La diocesi di Noto presente a Lampedusa con Papa Francesco

 C’è chi ha scritto che un’enciclica significativa e impegnativa Papa Francesco la stia scrivendo quotidianamente: è l’enciclica dei suoi gesti e delle sue relazioni di tenerezza e annuncio del Vangelo a tutte le persone! Gesto epocale la sua scelta di visitare stamattina, come primo suo viaggio ufficiale fuori dal Vaticano, i lampedusani e i migranti approdati sull’isola più a sud d’Europa. Visita a bordo di una fiat campagnola tra la gente… La diocesi di Noto, sulla traccia di una storica vicinanza alle situazioni di povertà e sofferenza, è stata presente a Lampedusa con un fotografo e una collaboratrice del nostro giornale (sul prossimo numero de “La vita diocesana” avremo un ampio servizio).
 
Per bocca del vescovo di Agrigento (cui Lampedusa appartiene come diocesi) sapevamo già da qualche settimana dell’intenzione forte di Papa Francesco di recarsi in visita in questo confine tra l’Africa e l’Europa, teatro di un esodo biblico, e considerata doverosa per il vescovo appassionato di periferie. Il Papa ha ricordato il sacrificio di 20mila migranti che sono morti nel Mediterraneo mentre fuggivano alla fame e alla guerra per cercare un futuro dignitoso. “Chi è il responsabile del sangue di questi fratelli e sorelle? Nessuno!
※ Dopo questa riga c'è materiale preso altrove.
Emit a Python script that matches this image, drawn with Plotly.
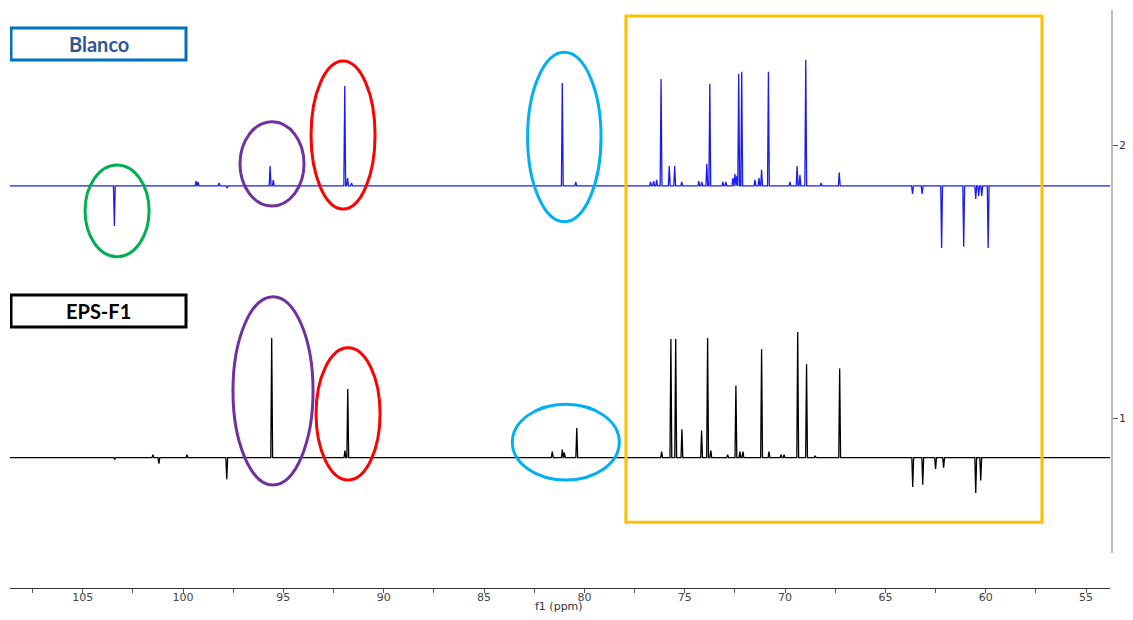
import plotly.graph_objects as go

# ---------------- data ----------------
# Blanco (blue) spectrum: peak positions (ppm) and intensities (stack units)
blanco_ppm = [103.42, 99.35, 99.25, 98.2, 97.8, 95.66, 95.5, 91.94, 91.8, 91.6,
              81.1, 80.43, 76.7, 76.55, 76.4, 76.18, 75.77, 75.5, 75.15, 74.3,
              74.15, 73.9, 73.75, 73.1, 72.95, 72.6, 72.5, 72.4, 72.31, 72.16,
              71.5, 71.3, 71.17, 70.83, 69.76, 69.4, 69.26, 68.97, 68.2, 67.3,
              63.65, 63.17, 62.2, 61.1, 60.5, 60.35, 60.2, 59.88]
blanco_int = [-0.147, 0.018, 0.015, 0.011, -0.007, 0.073, 0.022, 0.366, 0.029, 0.011,
              0.377, 0.015, 0.015, 0.018, 0.022, 0.392, 0.073, 0.073, 0.015, 0.018,
              0.015, 0.081, 0.374, 0.015, 0.015, 0.029, 0.044, 0.037, 0.410, 0.418,
              0.022, 0.029, 0.059, 0.418, 0.015, 0.073, 0.040, 0.462, 0.011, 0.049,
              -0.029, -0.029, -0.227, -0.223, -0.048, -0.037, -0.037, -0.227]

# EPS-F1 (black) spectrum
eps_ppm = [103.4, 101.5, 101.2, 99.8, 97.82, 95.58, 91.93, 91.79, 81.6, 81.1,
           81.0, 80.38, 76.15, 75.69, 75.45, 75.14, 74.16, 73.86, 73.7, 72.86,
           72.45, 72.25, 72.1, 71.17, 70.8, 70.2, 70.05, 69.37, 68.93, 68.5,
           67.28, 63.64, 63.14, 62.5, 62.1, 60.5, 60.25]
eps_int = [-0.007, 0.011, -0.022, 0.011, -0.079, 0.438, 0.026, 0.251, 0.022, 0.029,
           0.018, 0.108, 0.022, 0.434, 0.434, 0.104, 0.099, 0.438, 0.026, 0.011,
           0.264, 0.022, 0.022, 0.397, 0.022, 0.011, 0.011, 0.460, 0.342, 0.007,
           0.326, -0.108, -0.099, -0.042, -0.037, -0.130, -0.084]

spectra_names = ["Blanco", "EPS-F1"]
stack_offsets = [1.85, 0.855]
x_range = [108.62, 53.81]
major_ticks = [105, 100, 95, 90, 85, 80, 75, 70, 65, 60, 55]
minor_ticks = [107.5, 102.5, 97.5, 92.5, 87.5, 82.5, 77.5, 72.5, 67.5, 62.5, 57.5]
y_ticks = [1, 2]
y_tick_labels = ["1", "2"]

HALF_W = 0.045  # half width of each drawn line (ppm)


def stick_line(ppm, inten, offset):
    pairs = sorted(zip(ppm, inten), key=lambda t: -t[0])
    xs, ys = [x_range[0]], [offset]
    for p, h in pairs:
        xs += [p + HALF_W, p, p - HALF_W]
        ys += [offset, offset + h, offset]
    xs.append(x_range[1])
    ys.append(offset)
    return xs, ys


fig = go.Figure()
bx, by = stick_line(blanco_ppm, blanco_int, stack_offsets[0])
ex, ey = stick_line(eps_ppm, eps_int, stack_offsets[1])
fig.add_trace(go.Scatter(x=bx, y=by, mode="lines", name=spectra_names[0],
                         line=dict(color="#1A1AF2", width=1.3)))
fig.add_trace(go.Scatter(x=ex, y=ey, mode="lines", name=spectra_names[1],
                         line=dict(color="#000000", width=1.3)))

# ---------------- annotation shapes ----------------
shapes = []


def ellipse(x0, x1, y0, y1, color):
    shapes.append(dict(type="circle", xref="x", yref="y", x0=x0, x1=x1, y0=y0, y1=y1,
                       line=dict(color=color, width=3)))


ellipse(104.88, 101.69, 1.5908, 1.9267, "#00B050")   # green
ellipse(97.16, 93.97, 1.7766, 2.0853, "#7030A0")     # purple top
ellipse(93.62, 90.43, 1.7656, 2.3077, "#FF0000")     # red top
ellipse(82.83, 79.17, 1.7190, 2.3396, "#00B0F0")     # cyan top
ellipse(97.51, 93.52, 0.7546, 1.4443, "#7030A0")     # purple bottom
ellipse(93.37, 90.18, 0.7729, 1.2575, "#FF0000")     # red bottom
ellipse(83.59, 78.26, 0.7729, 1.0502, "#00B0F0")     # cyan bottom

shapes.append(dict(type="rect", xref="x", yref="y", x0=77.93, x1=57.20, y0=0.618, y1=2.4725,
                   line=dict(color="#FFC000", width=3)))
shapes.append(dict(type="rect", xref="x", yref="y", x0=108.57, x1=99.85, y0=2.3114, y1=2.4286,
                   line=dict(color="#0070C0", width=3), fillcolor="white"))
shapes.append(dict(type="rect", xref="x", yref="y", x0=108.57, x1=99.85, y0=1.3333, y1=1.4505,
                   line=dict(color="#000000", width=3), fillcolor="white"))

annotations = [
    dict(x=104.21, y=2.37, xref="x", yref="y", text="<b>Blanco</b>", showarrow=False,
         font=dict(family="Lato", size=20, color="#2F5597")),
    dict(x=104.21, y=1.392, xref="x", yref="y", text="<b>EPS-F1</b>", showarrow=False,
         font=dict(family="Lato", size=20, color="#000000")),
    dict(x=81.25, y=-0.032, xref="x", yref="paper", text="f1 (ppm)", showarrow=False,
         yanchor="middle", font=dict(family="DejaVu Sans", size=11, color="#333333")),
]
# right-axis tick labels (drawn as text next to the axis ticks)
for val, lab in zip(y_ticks, y_tick_labels):
    annotations.append(dict(x=1, y=val, xref="paper", yref="y", text=lab, showarrow=False,
                            xanchor="left", yanchor="middle", xshift=5,
                            font=dict(family="DejaVu Sans", size=11, color="#333333")))

# the page body has an 8px margin on every side; the figure is sized so the
# page does not overflow (overflow would add scrollbars that hide the right edge)
fig.update_layout(
    width=1117, height=604,
    margin=dict(l=2, r=13, t=2, b=24, autoexpand=False),
    paper_bgcolor="white", plot_bgcolor="white",
    showlegend=False,
    shapes=shapes, annotations=annotations,
    xaxis=dict(range=x_range, domain=[0, 1100 / 1102], anchor="free", position=0,
               automargin=False,
               showgrid=False, zeroline=False, showline=True, linecolor="#333333", linewidth=1,
               tickvals=major_ticks, ticks="outside", ticklen=4, tickcolor="#555555",
               ticklabelstandoff=-5,
               tickfont=dict(family="DejaVu Sans", size=11, color="#444444"),
               minor=dict(tickvals=minor_ticks, ticks="outside", ticklen=4,
                          tickcolor="#555555", showgrid=False)),
    yaxis=dict(range=[0.5055, 2.4945], domain=[35 / 578, 1], side="right", anchor="free",
               position=1, showgrid=False, zeroline=False, showline=True,
               linecolor="#BBBBBB", linewidth=2, tickvals=y_ticks, ticks="outside",
               ticklen=5, tickcolor="#555555", automargin=False, showticklabels=False),
)

fig.write_html("out.html")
Tutti noi rispondiamo così: non sono io, io non c’entro, saranno altri, non certo io”, ha detto il Pontefice. “Ma Dio – ha ricordato – chiede a ciascuno di noi: ‘Dov’è il sangue di tuo fratello che grida fino a me?” La “cultura del benessere” ci rende “insensibili alle grida degli altri”, ci fa vivere “in bolle di sapone”, in una situazione “che, per il Papa, porta alla globalizzazione dell’indifferenza.
 
Ci siamo abituati alla sofferenza dell’altro, non ci riguarda, non ci interessa, non è affare nostro! “Signore – ha pregato il Papa – in questa Liturgia, chiediamo perdono per l’indifferenza verso tanti fratelli e sorelle, ti chiediamo perdono per chi si è accomodato, si è chiuso nel proprio benessere che porta all’anestesia del cuore, ti chiediamo perdono per coloro che con le loro decisioni a livello mondiale hanno creato situazioni che conducono a questi drammi”. Di fronte alle morti in mare, ha detto il Papa, “domandiamo al Signore la grazia di piangere sulla nostra indifferenza, sulla crudeltà che c’è nel mondo, in noi, anche in coloro che nell’anonimato prendono decisioni socio-economiche che aprono la strada a drammi come questo. ‘Chi ha pianto?'”. Ora continua l’ordinarietà dell’impegno di tutti, in prima fila delle caritas diocesane impegnate a tutelare i soggetti più deboli: non più emergenze ma quotidianità come ha dimostrato lo sbarco di migranti avvenuto poche ore fa. Perché a ognuno, immigrato o no, si possa dire – come ha fatto Papa Francesco durante l’omelia rivolgendosi ai musulmani – “o’ scià”, respiro mio, fratello mio per il solo e semplice fatto che come me vivi e respiri!